Ur popping cork presentation will work best in areas like escambia and black water bay due to the coffee water color both are producing a good amount of fish right now.

For clear water applications I would use it early mornings or early evenings like you would top water baits, help create havoc and promote strikes

Go with the lightest jig head you can find like a 1/8oz the cork will add plenty of weight for casting purposes. When you pop the cork you want the Matrix to jerk and pop as much as possible so a light jighead will give you the most action and strikes you can even go with a live bait hook, hooked at the nose with a small split shot

Also using light leader material will help with adding action under a cork. 12lb seagar fluro. Green label, is what I would recommend. The line is strong limber and blends into the water well even in the clearest conditions.

I would also tie a 6" piece of 30lb mono. at the top of the cork and then uni to uni knot to my braid. That will prevent the cork from twisting your main line especially if using braid.

It will work you just have to find the fish and put in the time with it. Hope all that helps good luck and tight lines


----------



## engulfed (Jun 20, 2015)

LIM-IT-OUT said:


> Go with the lightest jig head you can find like a 1/8oz the cork will add plenty of weight for casting purposes.


Yep. Using the lightest jighead you can get away with will cut down on the helicopter effect and give better action under the cork. I prefer those weighted styrofoam popping corks with the scooped out top. They give a big pop and cast a mile. I have used this with soft plastic shrimp imitations and very small crappie-sized jigs tied with plastic hair and reflective streamers. Both are killer for trout. 

They also work very well around jetties because you can work them right next to the rocks with very little chance of getting hung up (unless a big bad snapper pulls your lure into its hidey hole, but them's the breaks).

I usually use 20 lb. test fluoro leader, probably about 18", maybe shorter if the wind is really bad and you have to cast into it. But the lighter you can get away with, the better I'm sure.

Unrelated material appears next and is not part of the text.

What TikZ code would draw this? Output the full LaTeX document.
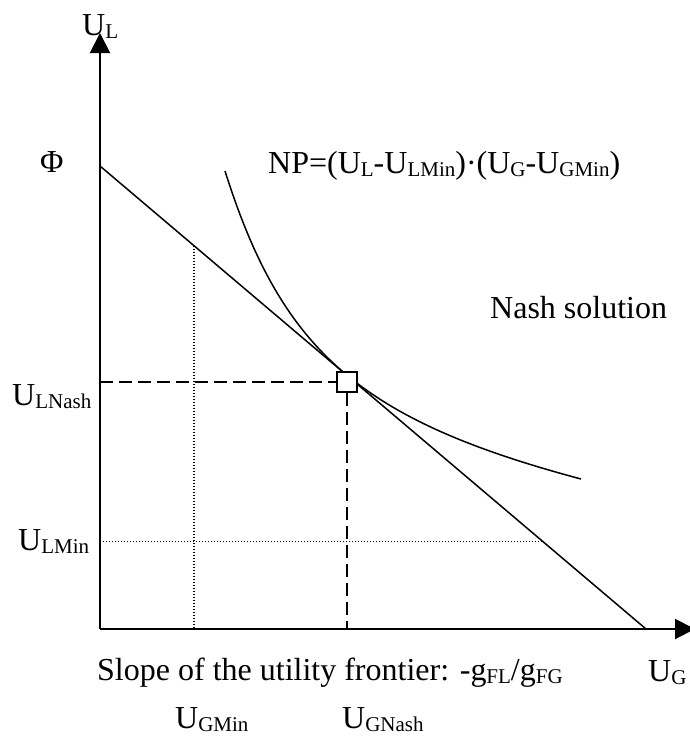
\documentclass[tikz,border=0pt]{standalone}
\usepackage{fontspec}
\setmainfont{Liberation Serif}
\usetikzlibrary{arrows.meta,calc}
\newcommand\sbs[1]{\raisebox{-3pt}{\fontsize{21}{21}\selectfont #1}}

\begin{document}
\begin{tikzpicture}[
  x=1pt, y=-1pt, >={Triangle[length=20pt,width=20pt]},
  font=\fontsize{32}{36}\selectfont,
  axis/.style={line width=2pt},
  frontier/.style={line width=1.5pt},
  guide/.style={line width=1.5pt, dash pattern=on 13pt off 6pt},
  minline/.style={line width=1.2pt, dash pattern=on 1.2pt off 1.8pt},
  lbl/.style={inner sep=0pt, anchor=base west},
  nashbox/.style={draw, line width=1.5pt, fill=white, minimum size=20pt, inner sep=0pt},
]
\useasboundingbox (0,0) rectangle (689,737);
% ---------------- axes ----------------
\coordinate (O) at (100,629);
\coordinate (ytip) at (100,33);
\coordinate (xtip) at (695,629);
\draw[axis,->] (O) -- (ytip);
\draw[axis,->] (O) -- (xtip);

% ---------------- frontier and Nash product curve ----------------
\coordinate (phi) at (100,166);
\coordinate (gmax) at (646,629);
\draw[frontier] (phi) -- (gmax);
\coordinate (np0) at (225,171);
\coordinate (np1) at (581,479);
\draw[frontier] (np0) .. controls (282.3,352.2) and (360.6,420) .. (np1);

% ---------------- minimum utilities ----------------
\coordinate (gminF) at ($(phi)!0.1722!(gmax)$);
\coordinate (lminF) at ($(phi)!0.811!(gmax)$);
\draw[minline] (gminF) -- (gminF |- O);
\draw[minline] (O |- lminF) -- (lminF);

% ---------------- Nash point ----------------
\node[nashbox] (nash) at (347,382) {};
\draw[guide] (O |- nash) -- (nash.west);
\draw[guide] (nash.south) -- (nash |- O);

% ---------------- labels ----------------
\node[lbl] (ylab) at (82,35) {U\sbs{L}};
\node[lbl] (philab) at (40,172) {Φ};
\node[lbl] (nplab) at (268,173) {NP=(U\sbs{L}-U\sbs{LMin})·(U\sbs{G}-U\sbs{GMin})};
\node[lbl] (nashlab) at (490,318) {Nash solution};
\node[lbl] (lnashlab) at (12,405) {U\sbs{LNash}};
\node[lbl] (lminlab) at (18,550) {U\sbs{LMin}};
\node[lbl] (slopelab) at (97,680) {Slope of the utility frontier: -g\sbs{FL}/g\sbs{FG}};
\node[lbl] (xlab) at (648,681) {U\sbs{G}};
\node[lbl] (gminlab) at (175,728) {U\sbs{GMin}};
\node[lbl] (gnashlab) at (342,728) {U\sbs{GNash}};
\end{tikzpicture}
\end{document}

Oh, and tie a loop knot at the lure.


----------



## Cory S. (Jun 26, 2015)

Glad you said that about the crappie jigs. I'd been wondering if they would work.


----------



## nickg122586 (Jun 1, 2012)

Sounds great! Thanks for the replies. I saw it on a fishing show but they were in North Carolina. I thought it would be something to try and from the responses I'm definitely going to give it a go.


----------



## 49913 (Apr 18, 2014)

LIM-IT-OUT said:


> Popping corks will just add to your versatility. Great for stained water. But it has been known to just be a red fish killer in general.
> 
> Tight Lines and Good Fishin


 Again, it's the here vs. Louisiana comparison. I can tell you for sure that a popping cork and straight tail plastics like the Ghost Minnow and Deadly Dudleys will catch hell out of Trout in stained water. In fact, much as I use shrimp, I'd never pay for live bait when fishing for Louisiana Trout, but people of course, still do.


----------